ИБ: Вероятно, ибо пошло… На самом деле это совершенно естественная, ситуация. И возникла она по одной простой причине: Оден был замечательный афористический мыслитель. Думаю, таких нынче уж нет. И потому мнения, которые Оден высказывал (а зачастую и просто ронял), обладают, на мой взгляд, не меньшей ценностью, чем его поэтическое творчество.
СВ: Конечно! Мы приходим к выводу, что жизнь Одена, его облик обладают, очевидно, эстетической ценностью. Оден создал «миф об Одене», в котором весь он: греческий киник со своими глубокими морщинами, алкоголизмом, грязными ногтями…
ИБ: Этого я за ним не замечал!
СВ: Что ж, это и есть миф. Оставим читателям оденовских биографий «их» Одена…
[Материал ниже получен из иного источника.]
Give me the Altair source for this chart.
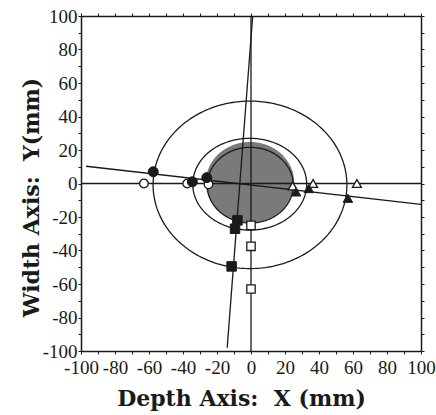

ИБ: Вы знаете, интерес к биографиям — и, в частности, к биографиям поэтов — зиждится на двух обстоятельствах. Во-первых, биография — это последний бастион реализма. Да? В современной прозе мы все время сталкиваемся со сложной техникой: тут и поток сознания, и его разорванность, и так далее. Единственный жанр, в котором обыватель…
СВ: Читатель…
ИБ: Это синоним… в котором он еще может найти связное повествование от начала до конца — глава первая, вторая, третья — это биография. Во-вторых, в нашем секуляризованном обществе, где церковь утратила всякий авторитет, где к философам почти не прислушиваются, поэт видится как некий вариант пророка. Обывателем…
СВ: Читателем…
ИБ: …поэт рассматривается как единственно возможное приближение к святому. Общество навязывает поэту роль святого, которую он играть совершенно не в состоянии. Оден тем и привлекателен, тем и хорош, что он от этой роли все время отбрыкивался.
СВ: Но в итоге сыграл ее, как видим, блестяще — быть может, лучше, чем любой из его современников.
ИБ: Совершенно верно. Но я думаю, эту роль навязало ему не общество и не читатели, а время. И поэтому не важно, в конце концов, отказывался ли он от этой роли.
СВ: С этим я согласен. Время создает из автора персонаж истории, хочет он того или нет.